Ending the 3% deficit dogma
Neither candidate seemed particularly worried by the burden of France’s national debt, a subject of enormous concern for Brussels.
“We have to end this 3% deficit dogma,” Hamon said confidently. François Hollande campaigned on a similar platform in 2012 before bending the knee to the eurozone’s Stability and Growth pact during his mandate.
Despite his central role in Hollande’s government, Valls too suggested a certain amount of budgetary leniency would be good for the French economy.
“We should not only be concerned about respecting the European rules, we also have to guarantee our future. But we have to be credible, we cannot just be dreamers,” Valls said, estimating his tabled spending increases on security, defence and justice at €16bn per year.
Building a European defence union
Valls stressed the importance of European cooperation on surveillance and border control, but insisted any such proposal should stop short of a European investigation body like the American FBI.
Taking the subject further, Hamon called for spending on these operations to be excluded from the country’s deficit calculations, “just like with spending on the ecological transition”, he said.

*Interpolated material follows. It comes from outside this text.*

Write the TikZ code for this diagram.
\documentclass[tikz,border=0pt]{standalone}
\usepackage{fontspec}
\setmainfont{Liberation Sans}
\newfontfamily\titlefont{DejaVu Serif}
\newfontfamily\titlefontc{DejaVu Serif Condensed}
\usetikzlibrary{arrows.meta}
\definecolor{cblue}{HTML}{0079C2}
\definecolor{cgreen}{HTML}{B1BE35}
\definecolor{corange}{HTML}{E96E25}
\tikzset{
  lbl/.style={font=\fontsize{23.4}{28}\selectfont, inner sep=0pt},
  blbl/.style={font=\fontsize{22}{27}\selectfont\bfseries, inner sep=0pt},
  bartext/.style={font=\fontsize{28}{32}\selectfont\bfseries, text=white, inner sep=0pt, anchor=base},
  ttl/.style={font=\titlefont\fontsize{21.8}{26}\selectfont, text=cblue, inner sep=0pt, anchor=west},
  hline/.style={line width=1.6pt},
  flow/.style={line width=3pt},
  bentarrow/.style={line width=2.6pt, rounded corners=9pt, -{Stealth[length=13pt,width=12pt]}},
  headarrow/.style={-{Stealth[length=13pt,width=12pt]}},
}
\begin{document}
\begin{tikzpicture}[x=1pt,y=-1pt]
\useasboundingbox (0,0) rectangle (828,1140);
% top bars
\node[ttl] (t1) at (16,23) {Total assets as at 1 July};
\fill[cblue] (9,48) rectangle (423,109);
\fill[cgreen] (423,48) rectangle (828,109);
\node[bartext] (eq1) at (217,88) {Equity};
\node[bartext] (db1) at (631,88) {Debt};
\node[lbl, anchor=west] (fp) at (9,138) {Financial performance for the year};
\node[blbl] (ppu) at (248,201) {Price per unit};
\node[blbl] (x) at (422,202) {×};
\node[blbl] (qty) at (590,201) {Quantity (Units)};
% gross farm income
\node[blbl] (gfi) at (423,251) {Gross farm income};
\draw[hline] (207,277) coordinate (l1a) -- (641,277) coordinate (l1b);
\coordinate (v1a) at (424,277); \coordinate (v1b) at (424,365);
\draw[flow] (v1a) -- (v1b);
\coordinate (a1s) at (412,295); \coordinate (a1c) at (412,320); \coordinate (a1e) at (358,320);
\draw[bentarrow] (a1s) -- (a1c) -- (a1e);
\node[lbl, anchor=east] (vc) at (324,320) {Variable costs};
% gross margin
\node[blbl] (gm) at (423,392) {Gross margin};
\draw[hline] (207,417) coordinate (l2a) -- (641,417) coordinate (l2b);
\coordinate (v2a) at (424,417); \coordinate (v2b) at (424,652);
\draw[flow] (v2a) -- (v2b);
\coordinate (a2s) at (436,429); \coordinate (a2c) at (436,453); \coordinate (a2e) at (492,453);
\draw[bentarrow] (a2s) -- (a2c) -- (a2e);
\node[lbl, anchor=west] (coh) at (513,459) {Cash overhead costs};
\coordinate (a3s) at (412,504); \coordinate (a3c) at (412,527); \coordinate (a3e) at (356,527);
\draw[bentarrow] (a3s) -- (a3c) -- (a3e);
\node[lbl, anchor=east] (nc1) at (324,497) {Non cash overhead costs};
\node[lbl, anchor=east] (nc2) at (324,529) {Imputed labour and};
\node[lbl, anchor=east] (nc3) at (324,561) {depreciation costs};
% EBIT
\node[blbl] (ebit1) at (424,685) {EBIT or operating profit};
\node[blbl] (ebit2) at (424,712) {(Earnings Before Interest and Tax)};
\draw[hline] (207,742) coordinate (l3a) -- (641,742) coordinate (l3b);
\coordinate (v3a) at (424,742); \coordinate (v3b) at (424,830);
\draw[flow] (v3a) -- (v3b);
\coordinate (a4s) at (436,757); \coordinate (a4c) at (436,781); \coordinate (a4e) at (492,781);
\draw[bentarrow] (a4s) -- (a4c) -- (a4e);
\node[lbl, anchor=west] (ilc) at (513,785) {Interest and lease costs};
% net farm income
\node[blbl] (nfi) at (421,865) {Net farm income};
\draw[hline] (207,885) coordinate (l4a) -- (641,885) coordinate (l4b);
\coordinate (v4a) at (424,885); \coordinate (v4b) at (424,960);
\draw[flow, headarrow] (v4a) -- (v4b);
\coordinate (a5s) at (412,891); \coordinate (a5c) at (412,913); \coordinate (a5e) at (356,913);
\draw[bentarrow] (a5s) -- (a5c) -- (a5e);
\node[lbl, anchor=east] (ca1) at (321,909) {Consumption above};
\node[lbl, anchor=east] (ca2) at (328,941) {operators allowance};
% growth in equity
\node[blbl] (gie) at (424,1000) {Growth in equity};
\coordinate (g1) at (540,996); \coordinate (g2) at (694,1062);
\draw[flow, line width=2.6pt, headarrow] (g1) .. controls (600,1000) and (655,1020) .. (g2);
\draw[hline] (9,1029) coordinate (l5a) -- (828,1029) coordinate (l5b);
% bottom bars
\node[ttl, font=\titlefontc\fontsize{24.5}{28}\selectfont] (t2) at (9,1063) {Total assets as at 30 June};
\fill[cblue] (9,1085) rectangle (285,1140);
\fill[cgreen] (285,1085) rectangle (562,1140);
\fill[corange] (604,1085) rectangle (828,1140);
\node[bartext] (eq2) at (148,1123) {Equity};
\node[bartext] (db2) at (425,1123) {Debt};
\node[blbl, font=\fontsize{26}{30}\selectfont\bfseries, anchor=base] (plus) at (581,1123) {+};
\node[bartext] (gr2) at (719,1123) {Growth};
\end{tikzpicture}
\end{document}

After the election of Donald Trump in the US, Valls highlighted the importance of a strong and united Europe. In response to the existential risk the Trump Presidency poses to NATO, “we should call together all of Europe’s willing participants to build a European defence union”, the former prime minister said.
Beyond their individual differences, the two candidates will also have to overcome the splits in their political family if either is to become the next French president.
Experts tip Hamon to confirm his lead in the final round of voting on Sunday.
Both candidates have trouble appealing to the Socialist Party faithful beyond their own inner circles. And whoever emerges as the presidential candidate on Sunday will have to at least bear partial responsibility for the current government’s less than shining record on issues like unemployment.
The winner will also have to contend with the wild-card centrist candidate Emmanuel Macron, whose En Marche! movement has caused the biggest upset to France’s political landscape in years, leaving the traditional parties looking nervously over their shoulders.